Tuesday, April 29, 2008

The structures I care about

I used to write about and teach literature. I read stories and poetry for a living. Why would anyone leave that?

Probably because I'm a fan of New Criticism. That's a problem because the current trends in poststructuralism and New Historicism are boring and they're powerful. So our break-up was mutual.

Where does a marooned formalist go? Why to linguistics of course.

In honor of National Poetry Month I'll revisit one of the old standards and say a tiny bit about that simple and much taught poem by the the good doctor William Carlos Williams.

The Red Wheelbarrow


so much depends
upon

a red wheel
barrow

glazed with rain
water

beside the white
chickens.


Freshmen: He's just talking poetically because he thinks it sounds cool.
Sophomores: Each line looks like a wheelbarrow!
Juniors: Each line depends on one final word.
Seniors: He's a doctor and he feels powerless. The rain symbolizes his sadness!

Let's look at the Juniors' claim. Each line does depend on a final word. And each dependency is of a different sort. A quick summary:

First stanza: Once upon is uttered the poem must continue. And not because a preposition can't end a sentence. It's because the preposition doesn't yet have an object complement anywhere. The first line could be a complete sentence if we take "depends" in an absolute form. It's not fully standard in formal use but it is common. It's effective as a flat opening statement making a broad claim about life in general. The first line doesn't depend on the preposition upon but the rest of the poem does. Once we have the preposition the rest of the poem has to provide the noun complement or else it's not a full syntactic constituent.



Stanza two: This is a full constituent either way. The first line is just as grammatical with or without barrow. But once we know the intention of the poem (by reading ahead) we realize that there was a semantic dependency because wheelwheelbarrow. Only by knowing what the speaker means do we understand how the second line of the stanza is necessary because a word is incomplete. We might call this an accuracy dependency.

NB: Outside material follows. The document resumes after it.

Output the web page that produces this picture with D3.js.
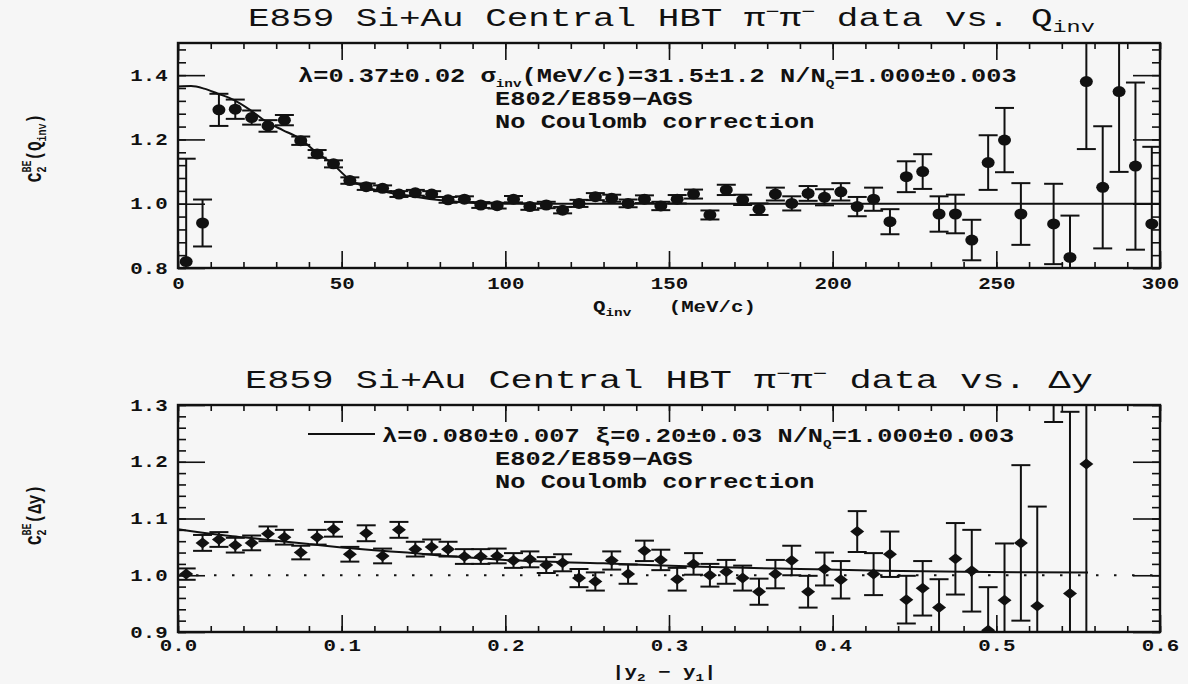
<!DOCTYPE html>
<html>
<head>
<meta charset="utf-8">
<script src="https://cdn.jsdelivr.net/npm/d3@7"></script>
<style>
  body { margin: 0; background: #f6f6f6; }
  svg { display: block; background: #f6f6f6; }
  text { fill: #111; white-space: pre; }
  .mono-b { font-family: 'Liberation Mono', monospace; font-weight: bold; }
  .mono { font-family: 'Liberation Mono', monospace; font-weight: normal; }
  .tick text { font-family: 'Liberation Mono', monospace; font-weight: bold; font-size: 16px; }
  .tick line { stroke: #111; stroke-width: 1.6; }
  .domain { display: none; }
</style>
</head>
<body>
<svg id="chart" width="1188" height="684"></svg>
<script>
// ---- top panel: C2 vs Qinv (MeV/c) ----
const qinv = [2.5, 7.5, 12.5, 17.5, 22.5, 27.5, 32.5, 37.5, 42.5, 47.5,
  52.5, 57.5, 62.5, 67.5, 72.5, 77.5, 82.5, 87.5, 92.5, 97.5,
  102.5, 107.5, 112.5, 117.5, 122.5, 127.5, 132.5, 137.5, 142.5, 147.5,
  152.5, 157.5, 162.5, 167.5, 172.5, 177.5, 182.5, 187.5, 192.5, 197.5,
  202.5, 207.5, 212.5, 217.5, 222.5, 227.5, 232.5, 237.5, 242.5, 247.5,
  252.5, 257.5, 267.5, 272.5, 277.5, 282.5, 287.5, 292.5, 297.5]
const c2Qinv = [0.82, 0.94, 1.292, 1.294, 1.268, 1.242, 1.260, 1.196, 1.155, 1.124,
  1.072, 1.053, 1.048, 1.030, 1.034, 1.030, 1.012, 1.014, 0.996, 0.994,
  1.014, 0.991, 0.996, 0.980, 1.001, 1.022, 1.017, 1.001, 1.014, 0.993,
  1.014, 1.030, 0.965, 1.043, 1.012, 0.983, 1.030, 1.001, 1.032, 1.020,
  1.037, 0.991, 1.014, 0.944, 1.084, 1.100, 0.968, 0.968, 0.887, 1.128,
  1.198, 0.968, 0.937, 0.833, 1.380, 1.051, 1.349, 1.117, 0.937]
const c2QinvErr = [0.32, 0.073, 0.05, 0.03, 0.022, 0.018, 0.016, 0.013, 0.012, 0.011,
  0.010, 0.010, 0.009, 0.009, 0.009, 0.009, 0.009, 0.009, 0.009, 0.009,
  0.010, 0.010, 0.010, 0.010, 0.011, 0.011, 0.011, 0.012, 0.012, 0.013,
  0.013, 0.014, 0.014, 0.016, 0.016, 0.018, 0.020, 0.022, 0.023, 0.025,
  0.027, 0.030, 0.036, 0.039, 0.048, 0.054, 0.055, 0.060, 0.063, 0.085,
  0.10, 0.096, 0.125, 0.13, 0.21, 0.19, 0.25, 0.26, 0.24]
// fit curve
const qFitX = [0, 4, 8, 12, 17, 22, 27, 32, 37, 42, 47, 52, 57, 63, 69, 79, 89, 100, 150, 200, 250, 300]
const qFitY = [1.365, 1.366, 1.358, 1.343, 1.323, 1.292, 1.255, 1.229, 1.204, 1.162, 1.126,
  1.079, 1.053, 1.038, 1.027, 1.012, 1.003, 1.0, 1.0, 1.0, 1.0, 1.0]
const qTickLabels = [0, 50, 100, 150, 200, 250, 300]
const qYTickLabels = [0.8, 1.0, 1.2, 1.4]

// ---- bottom panel: C2 vs |y2 - y1| ----
const dyBins = [0.005, 0.015, 0.025, 0.035, 0.045, 0.055, 0.065, 0.075, 0.085, 0.095,
  0.105, 0.115, 0.125, 0.135, 0.145, 0.155, 0.165, 0.175, 0.185, 0.195,
  0.205, 0.215, 0.225, 0.235, 0.245, 0.255, 0.265, 0.275, 0.285, 0.295,
  0.305, 0.315, 0.325, 0.335, 0.345, 0.355, 0.365, 0.375, 0.385, 0.395,
  0.405, 0.415, 0.425, 0.435, 0.445, 0.455, 0.465, 0.475, 0.485, 0.495,
  0.505, 0.515, 0.525, 0.535, 0.545, 0.555]
const c2Dy = [1.002, 1.057, 1.063, 1.053, 1.057, 1.073, 1.067, 1.040, 1.067, 1.081,
  1.037, 1.074, 1.034, 1.080, 1.046, 1.050, 1.046, 1.033, 1.033, 1.034,
  1.026, 1.028, 1.018, 1.022, 0.995, 0.989, 1.026, 1.002, 1.043, 1.027,
  0.993, 1.020, 1.000, 1.006, 0.995, 0.971, 1.002, 1.026, 0.971, 1.011,
  0.992, 1.077, 1.002, 1.037, 0.957, 0.977, 0.943, 1.029, 1.008, 0.903,
  0.956, 1.057, 0.946, 1.42, 0.968, 1.196]
const c2DyErr = [0.010, 0.014, 0.013, 0.013, 0.013, 0.013, 0.013, 0.012, 0.013, 0.013,
  0.013, 0.014, 0.013, 0.014, 0.013, 0.013, 0.013, 0.013, 0.013, 0.013,
  0.013, 0.014, 0.014, 0.015, 0.016, 0.016, 0.016, 0.017, 0.018, 0.018,
  0.020, 0.019, 0.020, 0.021, 0.022, 0.023, 0.025, 0.026, 0.028, 0.029,
  0.033, 0.036, 0.037, 0.040, 0.042, 0.048, 0.050, 0.063, 0.072, 0.076,
  0.10, 0.137, 0.175, 0.15, 0.32, 0.40]
const dyFitX = [0, 0.02, 0.04, 0.06, 0.08, 0.10, 0.12, 0.14, 0.16, 0.18, 0.20, 0.26, 0.32, 0.38, 0.43, 0.48, 0.556]
const dyFitY = [1.081, 1.073, 1.067, 1.061, 1.055, 1.049, 1.044, 1.040, 1.035, 1.031, 1.027,
  1.021, 1.015, 1.011, 1.008, 1.006, 1.005]
const dyTickLabels = [0.0, 0.1, 0.2, 0.3, 0.4, 0.5, 0.6]
const dyYTickLabels = [0.9, 1.0, 1.1, 1.2, 1.3]

const svg = d3.select('#chart')
const plotLeft = 178
const plotRight = 1160
const stretch = 1.3 // the scan is wider than tall, text included

function addRuns (text, runs) {
  let prev = 0
  runs.forEach(r => {
    const shift = r.shift || 0
    text.append('tspan')
      .attr('dy', shift - prev)
      .attr('dx', r.dx || null)
      .attr('font-size', r.size || null)
      .text(r.t)
    prev = shift
  })
  return text
}

function label (x, y, cls, size, runs, rotate) {
  const t = svg.append('text')
    .attr('class', cls)
    .attr('font-size', size)
    .attr('transform', `translate(${x},${y}) scale(${stretch},1)` + (rotate ? ' rotate(-90)' : ''))
  if (rotate) t.attr('text-anchor', 'middle')
  return addRuns(t, runs)
}

function title (x, y, width, runs) {
  const t = svg.append('text').attr('class', 'mono').attr('font-size', 26)
  addRuns(t, runs)
  const sx = width / t.node().getComputedTextLength()
  t.attr('transform', `translate(${x},${y}) scale(${sx},1)`)
}

function drawPanel (p) {
  const x = d3.scaleLinear().domain(p.xDomain).range([plotLeft, plotRight])
  const y = d3.scaleLinear().domain(p.yDomain).range([p.bottom, p.top])
  const g = svg.append('g')

  svg.append('clipPath').attr('id', p.id + '-clip')
    .append('rect')
    .attr('x', plotLeft).attr('y', p.top)
    .attr('width', plotRight - plotLeft).attr('height', p.bottom - p.top)

  // ticks on all four sides, pointing inward
  const axes = g.append('g').classed('axes', true)
  axes.append('g').attr('transform', `translate(0,${p.bottom})`)
    .call(d3.axisBottom(x).tickValues(p.xMinor).tickSize(-6).tickFormat(''))
  axes.append('g').attr('transform', `translate(0,${p.bottom})`)
    .call(d3.axisBottom(x).tickValues(p.xMajor).tickSize(-17).tickPadding(p.xPad).tickFormat(p.xFormat))
  axes.append('g').attr('transform', `translate(0,${p.top})`)
    .call(d3.axisTop(x).tickValues(p.xMinor).tickSize(-6).tickFormat(''))
  axes.append('g').attr('transform', `translate(0,${p.top})`)
    .call(d3.axisTop(x).tickValues(p.xMajor).tickSize(-17).tickFormat(''))
  axes.append('g').attr('transform', `translate(${plotLeft},0)`)
    .call(d3.axisLeft(y).tickValues(p.yMinor).tickSize(-8).tickFormat(''))
  axes.append('g').attr('transform', `translate(${plotLeft},0)`)
    .call(d3.axisLeft(y).tickValues(p.yMajor).tickSize(-27).tickPadding(8).tickFormat(d3.format('.1f')))
  axes.append('g').attr('transform', `translate(${plotRight},0)`)
    .call(d3.axisRight(y).tickValues(p.yMinor).tickSize(-8).tickFormat(''))
  axes.append('g').attr('transform', `translate(${plotRight},0)`)
    .call(d3.axisRight(y).tickValues(p.yMajor).tickSize(-27).tickFormat(''))
  axes.selectAll('.tick text').attr('transform', `scale(${stretch},1)`)

  g.append('rect')
    .attr('x', plotLeft).attr('y', p.top)
    .attr('width', plotRight - plotLeft).attr('height', p.bottom - p.top)
    .attr('fill', 'none').attr('stroke', '#111').attr('stroke-width', 2.4)

  const plot = g.append('g').attr('clip-path', `url(#${p.id}-clip)`)

  if (p.refLine) {
    plot.append('line')
      .attr('x1', x(p.xDomain[0])).attr('x2', x(p.xDomain[1]))
      .attr('y1', y(p.refLine)).attr('y2', y(p.refLine))
      .attr('stroke', '#111').attr('stroke-width', 2)
      .attr('stroke-dasharray', '2.5 15.5')
  }

  const fit = p.fitX.map((d, i) => [d, p.fitY[i]])
  plot.append('path')
    .datum(fit)
    .attr('fill', 'none').attr('stroke', '#111').attr('stroke-width', 2)
    .attr('d', d3.line().x(d => x(d[0])).y(d => y(d[1])).curve(d3.curveMonotoneX))

  const pts = p.xs.map((d, i) => ({ x: d, c: p.ys[i], e: p.errs[i] }))
  const bars = plot.append('g').attr('stroke', '#111').attr('stroke-width', 2)
  bars.selectAll('line.v').data(pts).enter().append('line').classed('v', true)
    .attr('x1', d => x(d.x)).attr('x2', d => x(d.x))
    .attr('y1', d => y(d.c - d.e)).attr('y2', d => y(d.c + d.e))
  bars.selectAll('line.hi').data(pts).enter().append('line').classed('hi', true)
    .attr('x1', d => x(d.x) - 9.5).attr('x2', d => x(d.x) + 9.5)
    .attr('y1', d => y(d.c + d.e)).attr('y2', d => y(d.c + d.e))
  bars.selectAll('line.lo').data(pts).enter().append('line').classed('lo', true)
    .attr('x1', d => x(d.x) - 9.5).attr('x2', d => x(d.x) + 9.5)
    .attr('y1', d => y(d.c - d.e)).attr('y2', d => y(d.c - d.e))

  if (p.marker === 'circle') {
    plot.selectAll('ellipse').data(pts).enter().append('ellipse')
      .attr('cx', d => x(d.x)).attr('cy', d => y(d.c))
      .attr('rx', 6.5).attr('ry', 5.5).attr('fill', '#111')
  } else {
    plot.selectAll('path.mk').data(pts).enter().append('path').classed('mk', true)
      .attr('d', d => {
        const cx = x(d.x)
        const cy = y(d.c)
        return `M${cx},${cy - 5.5}L${cx + 7},${cy}L${cx},${cy + 5.5}L${cx - 7},${cy}Z`
      })
      .attr('fill', '#111')
  }
  return { x, y }
}

drawPanel({
  id: 'qinv',
  top: 43,
  bottom: 268,
  xDomain: [0, 300],
  yDomain: [0.8, 1.5],
  xMajor: qTickLabels,
  xMinor: d3.range(0, 301, 10),
  yMajor: qYTickLabels,
  yMinor: d3.range(0, 18).map(i => 0.8 + i * 0.04),
  xPad: 10,
  xFormat: d3.format('d'),
  xs: qinv,
  ys: c2Qinv,
  errs: c2QinvErr,
  fitX: qFitX,
  fitY: qFitY,
  marker: 'circle'
})

drawPanel({
  id: 'dy',
  top: 405,
  bottom: 632,
  xDomain: [0, 0.6],
  yDomain: [0.9, 1.3],
  xMajor: dyTickLabels,
  xMinor: d3.range(0, 31).map(i => i * 0.02),
  yMajor: dyYTickLabels,
  yMinor: d3.range(0, 21).map(i => 0.9 + i * 0.02),
  xPad: 8,
  xFormat: d3.format('.1f'),
  xs: dyBins,
  ys: c2Dy,
  errs: c2DyErr,
  fitX: dyFitX,
  fitY: dyFitY,
  marker: 'diamond',
  refLine: 1.0
})

// titles
title(248, 26, 847, [
  { t: 'E859 Si+Au Central HBT \u03c0' }, { t: '\u2212', shift: -9, size: 17 },
  { t: '\u03c0' }, { t: '\u2212', shift: -9, size: 17 },
  { t: ' data vs. Q' }, { t: 'inv', shift: 6, size: 17 }
])
title(245, 388, 848, [
  { t: 'E859 Si+Au Central HBT \u03c0' }, { t: '\u2212', shift: -9, size: 17 },
  { t: '\u03c0' }, { t: '\u2212', shift: -9, size: 17 },
  { t: ' data vs. \u0394y' }
])

// annotations, top
label(298, 82, 'mono-b', 19.5, [
  { t: '\u03bb=0.37\u00b10.02 \u03c3' }, { t: 'inv', shift: 5, size: 11 },
  { t: '(MeV/c)=31.5\u00b11.2 N/N' }, { t: 'Q', shift: 5, size: 11 },
  { t: '=1.000\u00b10.003' }
])
label(495, 105, 'mono-b', 19.5, [{ t: 'E802/E859\u2212AGS' }])
label(495, 128, 'mono-b', 19.5, [{ t: 'No Coulomb correction' }])

// annotations, bottom
svg.append('line')
  .attr('x1', 308).attr('x2', 375).attr('y1', 434).attr('y2', 434)
  .attr('stroke', '#111').attr('stroke-width', 2)
label(382, 442, 'mono-b', 19.5, [
  { t: '\u03bb=0.080\u00b10.007 \u03be=0.20\u00b10.03 N/N' }, { t: 'Q', shift: 5, size: 11 },
  { t: '=1.000\u00b10.003' }
])
label(495, 465, 'mono-b', 19.5, [{ t: 'E802/E859\u2212AGS' }])
label(495, 488, 'mono-b', 19.5, [{ t: 'No Coulomb correction' }])

// axis titles
label(593, 312, 'mono-b', 16, [
  { t: 'Q' }, { t: 'inv', shift: 4, size: 11 }, { t: '   (MeV/c)' }
])
label(612, 677, 'mono-b', 16, [
  { t: '|y' }, { t: '2', shift: 4, size: 11 }, { t: ' \u2212 y' }, { t: '1', shift: 4, size: 11 }, { t: '|' }
])
label(41, 148, 'mono-b', 16, [
  { t: 'C' }, { t: '2', shift: 4, size: 10 }, { t: 'BE', shift: -8, size: 10, dx: -6 },
  { t: '(Q' }, { t: 'inv', shift: 4, size: 10 }, { t: ')' }
], true)
label(41, 515, 'mono-b', 16, [
  { t: 'C' }, { t: '2', shift: 4, size: 10 }, { t: 'BE', shift: -8, size: 10, dx: -6 },
  { t: '(\u0394y)' }
], true)
</script>
</body>
</html>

Stanza three: Again we have no grammatical dependency. We have also lost semantic dependency because rain and rainwater are pretty much synonymous. Williams has established a pattern by writing two stanzas with a similar form but different development in the structure of the two lines. But the structure of the third stanza mimics neither the developing structure of the first stanza nor the semantic rationale of the second. This is a stanza that follows form for the sake of form only. Now we know it's a poem for the sake of being a poem. It is my favourite stanza.



Stanza four: It's possible that white is a noun but it's not likely. It's reasonable to say that this is the only stanza in which the first line is unambiguously dependent on the second line. As the structure of the first line leaves out a necessary NP it is similar to the dependency introduced by the missing NP of the second line of the first stanza. So we have completion through a structural chiasmus: The first line of the last stanza at first sits as a non-constituent just while the last line of the first stanza becomes part of a non-constituent. And just as the first stanza is completed by the rest of the poem, the poem is completed by the rest of the last stanza.



I could say more about this but according to the rules I'm now required to discussed the hegemonic dynamics and the illusion of an original moment and the negotiation of cultural capital and the communities that will interpret these ambiguities and dependencies differently and what's a construct and what isn't.

I have more interesting things to do.